§ **Challenge**
Copy out each line below that has the word "Write" in it.

§ **Lines of data**
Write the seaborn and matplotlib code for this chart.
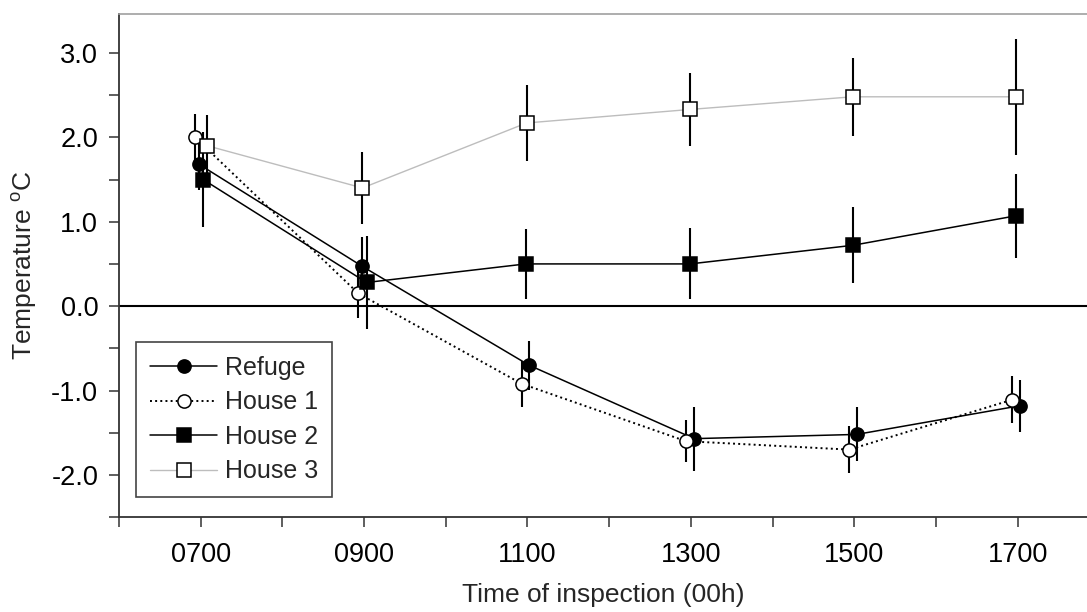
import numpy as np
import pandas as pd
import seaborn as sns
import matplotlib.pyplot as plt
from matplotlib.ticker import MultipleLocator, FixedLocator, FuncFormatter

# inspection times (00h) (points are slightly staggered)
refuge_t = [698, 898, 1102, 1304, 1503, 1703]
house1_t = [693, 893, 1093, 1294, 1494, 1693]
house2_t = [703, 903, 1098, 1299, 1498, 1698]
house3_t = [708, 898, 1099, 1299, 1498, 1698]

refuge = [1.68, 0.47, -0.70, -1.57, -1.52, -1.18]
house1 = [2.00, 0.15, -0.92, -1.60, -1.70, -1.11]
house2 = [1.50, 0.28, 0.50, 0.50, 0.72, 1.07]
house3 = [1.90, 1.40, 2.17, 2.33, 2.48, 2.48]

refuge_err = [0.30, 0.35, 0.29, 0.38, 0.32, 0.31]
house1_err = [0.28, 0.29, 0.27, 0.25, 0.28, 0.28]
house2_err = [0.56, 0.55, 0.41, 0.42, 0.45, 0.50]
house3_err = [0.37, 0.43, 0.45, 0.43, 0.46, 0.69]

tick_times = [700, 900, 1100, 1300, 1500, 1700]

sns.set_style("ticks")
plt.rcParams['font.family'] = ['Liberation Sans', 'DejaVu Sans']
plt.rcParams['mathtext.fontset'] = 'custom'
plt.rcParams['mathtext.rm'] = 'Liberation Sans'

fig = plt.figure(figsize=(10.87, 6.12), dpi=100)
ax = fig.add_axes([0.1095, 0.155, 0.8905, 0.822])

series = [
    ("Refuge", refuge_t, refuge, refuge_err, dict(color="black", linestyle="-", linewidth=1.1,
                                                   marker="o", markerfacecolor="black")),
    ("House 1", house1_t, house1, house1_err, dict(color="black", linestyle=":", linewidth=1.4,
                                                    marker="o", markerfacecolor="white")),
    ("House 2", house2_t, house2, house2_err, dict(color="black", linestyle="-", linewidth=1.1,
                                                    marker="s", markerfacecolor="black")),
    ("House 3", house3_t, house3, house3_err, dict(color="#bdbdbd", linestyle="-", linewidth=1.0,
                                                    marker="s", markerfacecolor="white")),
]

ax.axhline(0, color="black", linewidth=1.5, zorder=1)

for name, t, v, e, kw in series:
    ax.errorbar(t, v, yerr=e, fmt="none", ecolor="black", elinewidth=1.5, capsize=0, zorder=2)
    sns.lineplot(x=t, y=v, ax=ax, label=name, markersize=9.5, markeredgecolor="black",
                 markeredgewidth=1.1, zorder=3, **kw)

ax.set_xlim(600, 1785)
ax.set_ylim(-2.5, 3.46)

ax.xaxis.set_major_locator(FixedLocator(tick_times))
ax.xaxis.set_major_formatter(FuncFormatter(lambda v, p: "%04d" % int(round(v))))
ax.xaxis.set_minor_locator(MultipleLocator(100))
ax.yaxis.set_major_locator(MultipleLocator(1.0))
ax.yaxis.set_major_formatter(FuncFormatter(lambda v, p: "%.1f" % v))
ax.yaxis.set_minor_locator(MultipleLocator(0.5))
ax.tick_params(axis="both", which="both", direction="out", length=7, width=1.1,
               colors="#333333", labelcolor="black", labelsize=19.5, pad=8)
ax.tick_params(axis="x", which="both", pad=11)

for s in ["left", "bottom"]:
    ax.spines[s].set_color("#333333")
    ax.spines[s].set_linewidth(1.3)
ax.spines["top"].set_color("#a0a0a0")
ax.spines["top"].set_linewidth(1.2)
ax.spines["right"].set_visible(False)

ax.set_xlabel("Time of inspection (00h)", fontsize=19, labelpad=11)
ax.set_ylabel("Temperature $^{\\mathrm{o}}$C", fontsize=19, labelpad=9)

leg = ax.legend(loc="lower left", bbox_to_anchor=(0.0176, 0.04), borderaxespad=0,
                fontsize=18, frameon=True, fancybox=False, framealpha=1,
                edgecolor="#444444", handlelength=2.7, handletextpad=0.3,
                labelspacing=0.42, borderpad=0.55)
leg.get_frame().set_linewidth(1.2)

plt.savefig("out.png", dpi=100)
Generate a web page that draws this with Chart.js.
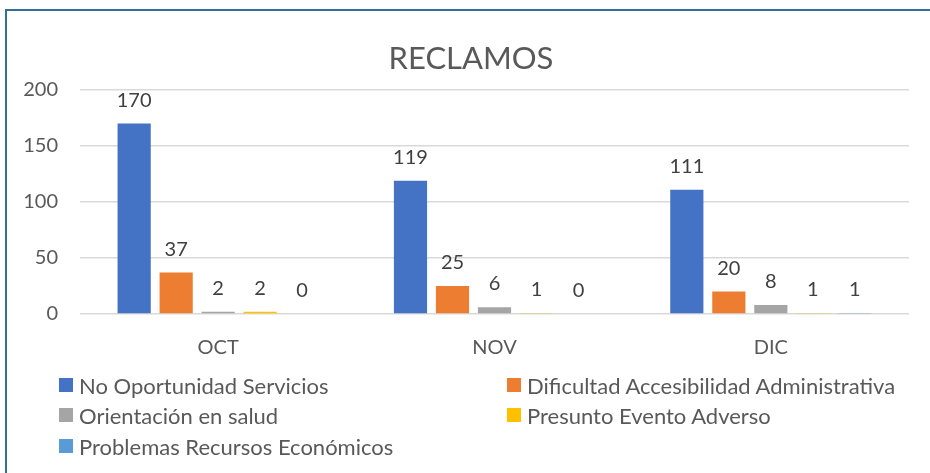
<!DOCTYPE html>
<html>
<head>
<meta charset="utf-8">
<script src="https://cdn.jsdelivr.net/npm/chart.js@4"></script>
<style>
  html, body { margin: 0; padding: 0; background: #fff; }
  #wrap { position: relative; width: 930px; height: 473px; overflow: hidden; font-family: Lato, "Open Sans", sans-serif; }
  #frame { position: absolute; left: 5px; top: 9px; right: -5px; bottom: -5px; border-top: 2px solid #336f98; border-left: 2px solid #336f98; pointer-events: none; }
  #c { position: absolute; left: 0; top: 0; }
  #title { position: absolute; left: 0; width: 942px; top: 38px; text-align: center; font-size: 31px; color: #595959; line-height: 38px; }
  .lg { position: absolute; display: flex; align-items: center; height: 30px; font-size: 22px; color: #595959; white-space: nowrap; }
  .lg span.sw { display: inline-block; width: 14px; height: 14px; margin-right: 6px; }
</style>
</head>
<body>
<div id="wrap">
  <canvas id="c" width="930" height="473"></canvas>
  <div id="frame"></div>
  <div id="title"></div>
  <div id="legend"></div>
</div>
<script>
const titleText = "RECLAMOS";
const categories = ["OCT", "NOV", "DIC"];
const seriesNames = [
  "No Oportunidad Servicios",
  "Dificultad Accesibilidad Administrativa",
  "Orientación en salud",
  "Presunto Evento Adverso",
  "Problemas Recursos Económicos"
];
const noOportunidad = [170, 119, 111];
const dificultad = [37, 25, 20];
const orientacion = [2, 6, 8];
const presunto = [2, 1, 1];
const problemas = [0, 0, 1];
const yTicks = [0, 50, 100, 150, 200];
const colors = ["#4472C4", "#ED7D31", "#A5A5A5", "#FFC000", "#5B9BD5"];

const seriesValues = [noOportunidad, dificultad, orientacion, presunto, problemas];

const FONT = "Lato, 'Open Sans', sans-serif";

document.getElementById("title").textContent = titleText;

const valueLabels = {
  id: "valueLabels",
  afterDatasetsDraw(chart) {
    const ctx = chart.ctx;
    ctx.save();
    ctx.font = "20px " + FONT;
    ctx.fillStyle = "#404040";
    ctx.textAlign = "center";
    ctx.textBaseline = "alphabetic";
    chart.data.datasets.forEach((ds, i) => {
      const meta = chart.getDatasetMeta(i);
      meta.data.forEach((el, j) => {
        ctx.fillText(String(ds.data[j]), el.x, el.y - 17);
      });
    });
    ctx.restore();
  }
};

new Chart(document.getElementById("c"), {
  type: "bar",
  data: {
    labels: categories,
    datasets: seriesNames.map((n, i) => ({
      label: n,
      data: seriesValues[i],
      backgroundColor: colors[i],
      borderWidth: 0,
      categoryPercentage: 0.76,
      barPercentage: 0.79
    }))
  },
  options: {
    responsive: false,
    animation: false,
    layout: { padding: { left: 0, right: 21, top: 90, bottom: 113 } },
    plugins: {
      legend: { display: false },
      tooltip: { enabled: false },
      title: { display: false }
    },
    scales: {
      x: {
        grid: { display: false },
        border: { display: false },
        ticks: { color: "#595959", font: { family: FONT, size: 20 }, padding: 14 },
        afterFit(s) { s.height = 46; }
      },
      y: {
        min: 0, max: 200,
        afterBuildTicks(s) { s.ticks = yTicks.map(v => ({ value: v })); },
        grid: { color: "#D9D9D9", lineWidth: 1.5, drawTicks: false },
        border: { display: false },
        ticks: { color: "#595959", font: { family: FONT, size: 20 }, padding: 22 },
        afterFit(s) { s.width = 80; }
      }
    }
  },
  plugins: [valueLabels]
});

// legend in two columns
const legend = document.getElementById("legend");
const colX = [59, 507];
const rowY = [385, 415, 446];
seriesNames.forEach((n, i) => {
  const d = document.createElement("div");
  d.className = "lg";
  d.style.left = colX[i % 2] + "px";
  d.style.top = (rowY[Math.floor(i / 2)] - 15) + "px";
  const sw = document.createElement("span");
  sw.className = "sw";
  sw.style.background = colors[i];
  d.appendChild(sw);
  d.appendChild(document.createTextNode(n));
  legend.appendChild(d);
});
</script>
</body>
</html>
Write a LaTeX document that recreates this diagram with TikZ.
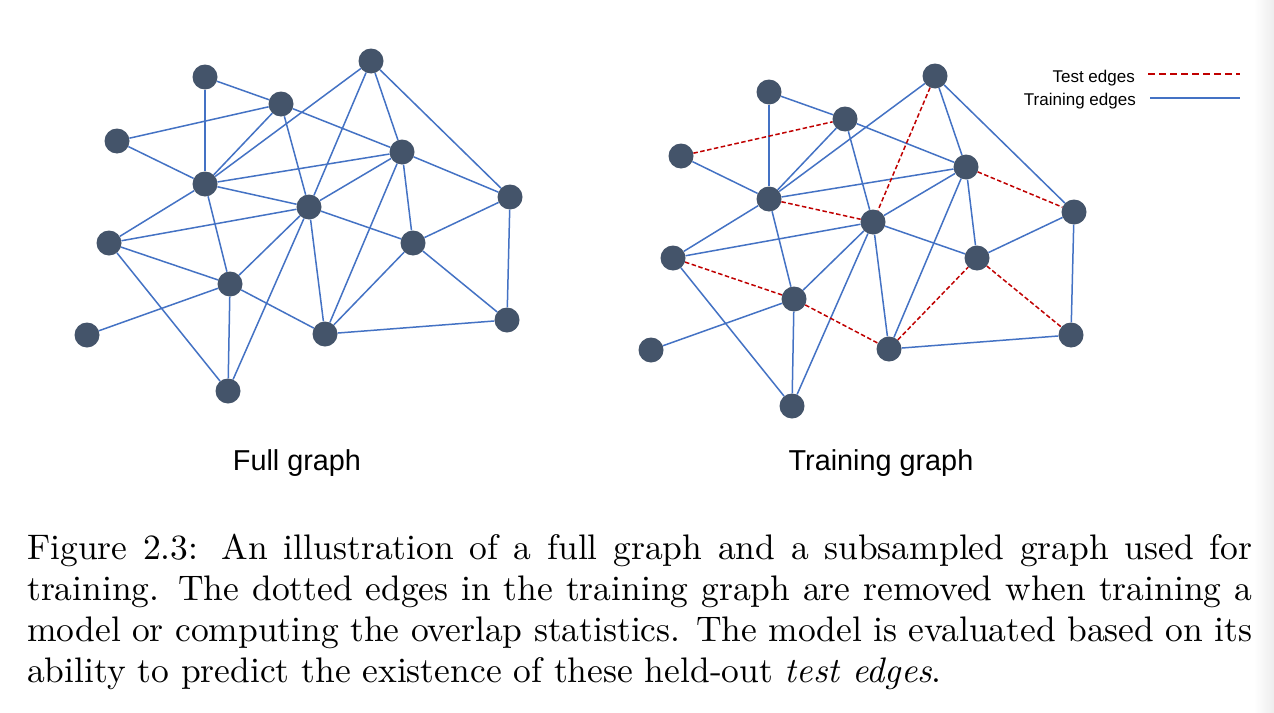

§ **Exercise solution**
Write the seaborn and matplotlib code for this chart.
Write a LaTeX document that recreates this diagram with TikZ.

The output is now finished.